Okay, this will be a break from my China posts because I just had this rather shocking experience tonight: my mom just called me a lesbian.
I have nothing against lesbians. I have bisexual friends and lesbian classmates from high school. I respect them for their choices.
I am just not one. But my mom thinks I am because I don’t have a boyfriend. I never have had one.
She has always teased me about wanting to meet someone but honestly, there is no one to meet. I am not seeing anyone at all and I’m fine with that. She, apparently, isn’t.
I don’t see what’s so wrong with being single. I enjoy my independence from any romantic relationship. I love my freedom of choice. So why pressure me into being in a relationship?
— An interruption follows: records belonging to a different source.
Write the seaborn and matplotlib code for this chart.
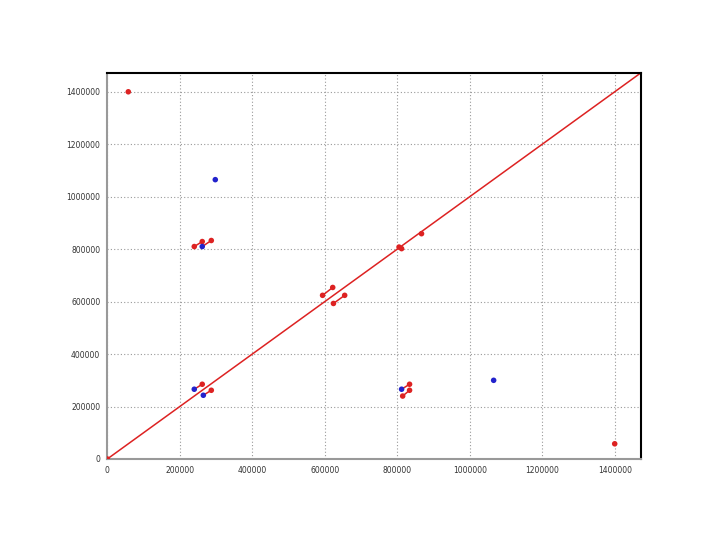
import numpy as np
import pandas as pd
import matplotlib
matplotlib.use("Agg")
import matplotlib.pyplot as plt
import seaborn as sns

# Points
red_x = [0, 58000, 1400000, 240000, 262000, 287000, 834000, 815000, 834000,
         262000, 287000, 594000, 622000, 624000, 655000, 805000, 812000, 867000]
red_y = [0, 1400000, 58000, 810000, 829000, 833000, 285000, 240000, 262000,
         285000, 262000, 624000, 654000, 593000, 624000, 808000, 802000, 859000]

blue_x = [298000, 1066000, 262000, 812000, 240000, 265000]
blue_y = [1065000, 300000, 810000, 266000, 266000, 243000]

# Short connecting segments (start -> end)
seg_x0 = [240000, 262000, 594000, 624000, 812000, 815000, 240000, 265000]
seg_y0 = [810000, 810000, 624000, 593000, 266000, 240000, 266000, 243000]
seg_x1 = [262000, 287000, 622000, 655000, 834000, 834000, 262000, 287000]
seg_y1 = [829000, 833000, 654000, 624000, 285000, 262000, 285000, 262000]

ticks = list(range(0, 1400001, 200000))
axis_max = 1472000

RED = "#dd2222"
BLUE = "#2222cc"


def build_points():
    df_red = pd.DataFrame({"x": red_x, "y": red_y, "group": "red"})
    df_blue = pd.DataFrame({"x": blue_x, "y": blue_y, "group": "blue"})
    return pd.concat([df_red, df_blue], ignore_index=True)


def build_segments():
    rows = []
    for i in range(len(seg_x0)):
        rows.append({"seg": i, "x": seg_x0[i], "y": seg_y0[i]})
        rows.append({"seg": i, "x": seg_x1[i], "y": seg_y1[i]})
    return pd.DataFrame(rows)


def main():
    sns.set_style("white")
    fig = plt.figure(figsize=(7.2, 5.4), dpi=100)
    ax = fig.add_axes([0.149, 0.150, 0.741, 0.715])

    # Grid
    ax.grid(True, linestyle=(0, (1, 2)), color="#999999", linewidth=0.8)
    ax.set_axisbelow(True)

    # Diagonal reference line y = x
    ax.axline((0, 0), slope=1, color=RED, linewidth=1.1, zorder=2)

    segs = build_segments()
    sns.lineplot(data=segs, x="x", y="y", units="seg", estimator=None,
                 color=RED, linewidth=1.1, ax=ax, sort=False, zorder=3)

    pts = build_points()
    sns.scatterplot(data=pts, x="x", y="y", hue="group",
                    palette={"red": RED, "blue": BLUE}, s=16,
                    edgecolor="none", legend=False, ax=ax, zorder=4)

    ax.set_xlim(0, axis_max)
    ax.set_ylim(0, axis_max)
    ax.set_xticks(ticks)
    ax.set_yticks(ticks)
    ax.set_xticklabels([str(t) for t in ticks])
    ax.set_yticklabels([str(t) for t in ticks])
    ax.tick_params(labelsize=5.5, colors="#333333", length=2, width=0.6,
                   color="#888888", pad=3)
    ax.set_xlabel("")
    ax.set_ylabel("")

    for side in ["left", "bottom"]:
        ax.spines[side].set_color("#999999")
        ax.spines[side].set_linewidth(1.5)
    for side in ["top", "right"]:
        ax.spines[side].set_color("black")
        ax.spines[side].set_linewidth(1.5)

    fig.savefig("out.png", dpi=100)


if __name__ == "__main__":
    main()
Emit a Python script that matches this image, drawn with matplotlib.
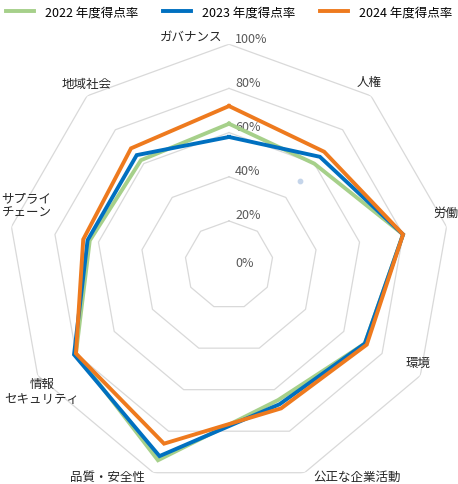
import numpy as np
import matplotlib
matplotlib.use('Agg')
import matplotlib.pyplot as plt

plt.rcParams['font.family'] = ['Noto Sans CJK JP', 'DejaVu Sans']

# axes, clockwise from the top
categories = ['ガバナンス', '人権', '労働', '環境', '公正な企業活動',
              '品質・安全性', '情報\nセキュリティ', 'サプライ\nチェーン', '地域社会']
series_names = ['2022 年度得点率', '2023 年度得点率', '2024 年度得点率']
scores_2022 = [0.64, 0.60, 0.80, 0.71, 0.65, 0.94, 0.80, 0.64, 0.62]
scores_2023 = [0.58, 0.64, 0.80, 0.71, 0.67, 0.92, 0.81, 0.65, 0.65]
scores_2024 = [0.72, 0.67, 0.80, 0.72, 0.69, 0.86, 0.80, 0.67, 0.69]
ring_values = [0.2, 0.4, 0.6, 0.8, 1.0]
tick_labels = ['0%', '20%', '40%', '60%', '80%', '100%']
stray_point = [0.5]  # small pale dot on the 人権 axis

colors = ['#a6d08a', '#0070c0', '#ee7a1e']

n = len(categories)
theta = np.arange(n) * 2 * np.pi / n
theta_closed = np.append(theta, theta[0])

fig = plt.figure(figsize=(4.58, 4.85), dpi=100)
ax = fig.add_axes([0.0175, -0.0042, 0.965, 0.911], projection='polar')
ax.set_theta_zero_location('N')
ax.set_theta_direction(-1)
ax.set_ylim(0, 1.0)
ax.grid(False)
ax.set_xticks([])
ax.set_yticks([])
ax.spines['polar'].set_visible(False)

# polygon rings
for r in ring_values:
    ax.plot(theta_closed, [r] * (n + 1), color='#d9d9d9', lw=0.9, zorder=1)

# radial tick labels
for i, lab in enumerate(tick_labels):
    r = i * 0.2
    dy = 3 if i == 0 else 6
    ax.annotate(lab, xy=(0, r), xytext=(6, dy), textcoords='offset pixels',
                ha='left', va='center', fontsize=9, color='#595959', zorder=2)

# series
for vals, name, c in zip([scores_2022, scores_2023, scores_2024], series_names, colors):
    ax.plot(theta_closed, vals + vals[:1], color=c, lw=2.8, label=name,
            solid_joinstyle='miter', zorder=3)

ax.scatter([theta[1]], stray_point, s=10, color='#c5d5ea', zorder=2)

# category labels (offsets in pixels from the 100% vertex)
label_pos = [
    (-7, 8, 'right', 'center'),
    (-2, 14, 'center', 'center'),
    (-1, 14, 'center', 'center'),
    (-2, 13, 'center', 'center'),
    (9, -4, 'left', 'center'),
    (-9, -4, 'right', 'center'),
    (4, -15, 'center', 'center'),
    (15, 22, 'center', 'center'),
    (0, 12, 'center', 'center'),
]
for t, lab, (dx, dy, ha, va) in zip(theta, categories, label_pos):
    align = 'left' if 'サプライ' in lab else 'center'
    ax.annotate(lab, xy=(t, 1.0), xytext=(dx, dy), textcoords='offset pixels',
                ha=ha, va=va, fontsize=9, color='#262626', multialignment=align,
                annotation_clip=False)

fig.legend(loc='upper center', bbox_to_anchor=(0.5, 1.01), ncol=3, frameon=False,
           fontsize=9, handlelength=2.2, columnspacing=2.0, handletextpad=0.9)

fig.savefig('out.png', dpi=100)
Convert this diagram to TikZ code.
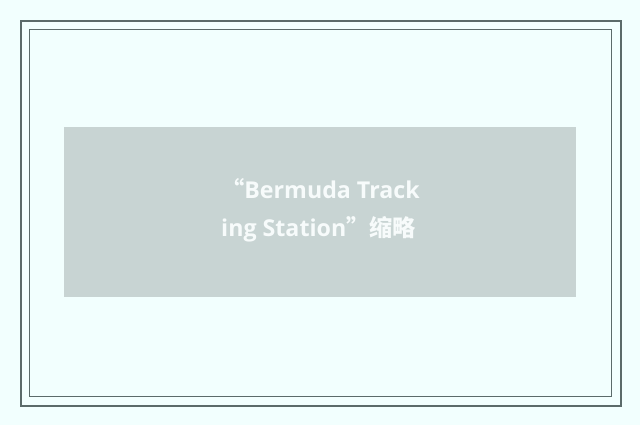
\documentclass[tikz,border=0pt]{standalone}
\usepackage{fontspec}
\setmainfont{Open Sans}
\newfontfamily\cjk{Noto Sans CJK SC}
\definecolor{bgc}{HTML}{F2FFFE}
\definecolor{framec}{HTML}{5B6B6A}
\definecolor{panelc}{HTML}{C8D4D3}
\definecolor{textc}{HTML}{F7FBFB}
\newcommand{\myLQ}{\makebox[1em][r]{\cjk\bfseries “}}
\newcommand{\myRQ}{\makebox[1em][l]{\cjk\bfseries ”}}
\tikzset{
  caption/.style={text=textc, font=\bfseries\fontsize{23.2pt}{28pt}\selectfont, inner sep=0pt, anchor=base west},
}
\begin{document}
\begin{tikzpicture}[x=1pt,y=-1pt]
\fill[bgc] (0,0) rectangle (640,425);
\useasboundingbox (0,0) rectangle (640,425);
\draw[framec, line width=2pt] (21,21) rectangle (621,406);
\draw[framec, line width=1.2pt] (29.5,29.5) rectangle (611.5,396.5);
\fill[panelc] (64,127) rectangle (576,297);
\node[caption] (line1) at (221,198.7) {\myLQ Bermuda Track};
\node[caption] (line2) at (221,236) {ing Station\myRQ{\cjk\bfseries 缩略}};
\end{tikzpicture}
\end{document}
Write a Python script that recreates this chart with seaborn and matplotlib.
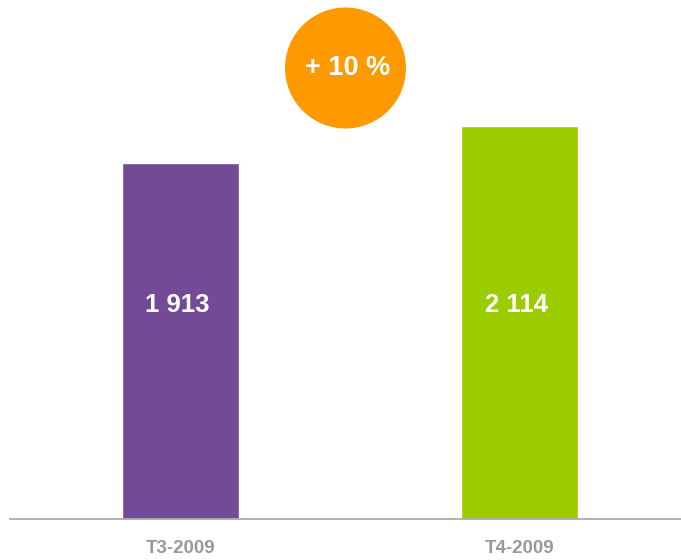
import matplotlib
matplotlib.use("Agg")
import matplotlib.pyplot as plt
from matplotlib.patches import Ellipse
import seaborn as sns

# données
periodes = ["T3-2009", "T4-2009"]
valeurs = [1913, 2114]
etiquettes = ["1 913", "2 114"]
couleurs = ["#734A96", "#9ACC00"]
variation = "+ 10 %"

sns.set_style("white")
plt.rcParams["font.family"] = ["Liberation Sans", "DejaVu Sans"]

fig = plt.figure(figsize=(6.81, 5.6), dpi=100)
ax = fig.add_axes([10 / 681, 41 / 560, 671 / 681, 519 / 560])

sns.barplot(x=periodes, y=valeurs, hue=periodes, palette=couleurs,
            width=0.345, saturation=1, legend=False, ax=ax)

ax.set_xlim(-0.503, 1.476)
ax.set_ylim(0, 2114 * 519 / 393)

# valeurs dans les barres
for i, txt in enumerate(etiquettes):
    ax.text(i - 0.01, 0.412, txt, transform=ax.get_xaxis_transform(),
            ha="center", va="center", color="white",
            fontsize=18.5, fontweight="bold")

# axe
for s in ["top", "right", "left"]:
    ax.spines[s].set_visible(False)
ax.spines["bottom"].set_color("#AAAAAA")
ax.spines["bottom"].set_linewidth(1.3)
ax.set_yticks([])
ax.tick_params(axis="x", length=0, pad=15, labelsize=13.5, labelcolor="#999999")
for lab in ax.get_xticklabels():
    lab.set_fontweight("bold")
ax.set_xlabel("")
ax.set_ylabel("")

# pastille de variation
fig.add_artist(Ellipse((345.5 / 681, 1 - 68 / 560), 121 / 681, 121 / 560,
                       transform=fig.transFigure, color="#FF9900", lw=0))
fig.text(348 / 681, 1 - 68 / 560, variation, ha="center", va="center",
         color="white", fontsize=19.5, fontweight="bold")

fig.savefig("out.png", dpi=100, facecolor="white")
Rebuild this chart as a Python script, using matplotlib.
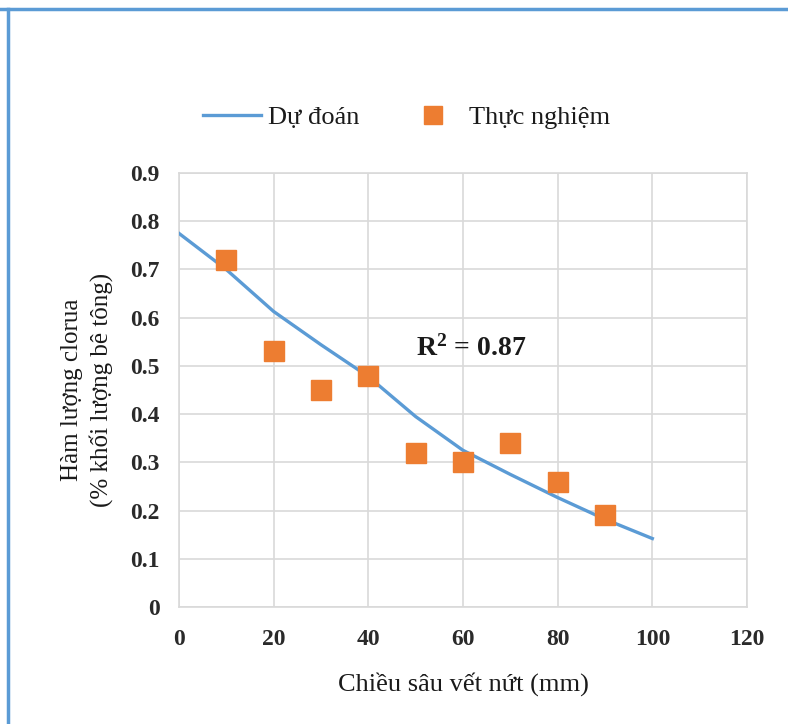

I understand that I am the only single second generation under the 20 and above age category. Most of my cousins from my mother’s side are married. As for my father’s side, half are married and the rest are either in a relationship or too young to be in one. I don’t give much of a damn.
She also told me to quit cosplaying so that someone would take me seriously and enjoy my young life. I have never been that insulted by my own mother before. I mean, I have many single friends who are enjoying their young lives. I enjoy my young life the way I know how and it doesn’t involve a relationship. So why?
I’m just ranting because this is the first time I am called a lesbian. I found it shocking because I never had any inclination towards liking girls in a sexual/romantic sense. I didn’t understand how my mother who rarely sees me nowadays could think I am a lesbian. Myuuur.
At this point, I am sort of over it. I’m calm and will move forward from that comment. Lastly, I’d like to apologize for my mother’s insensitivity to lesbians. I know you made your choice in romantic relationships and it’s not because you can’t find boyfriends. I’m so sorry.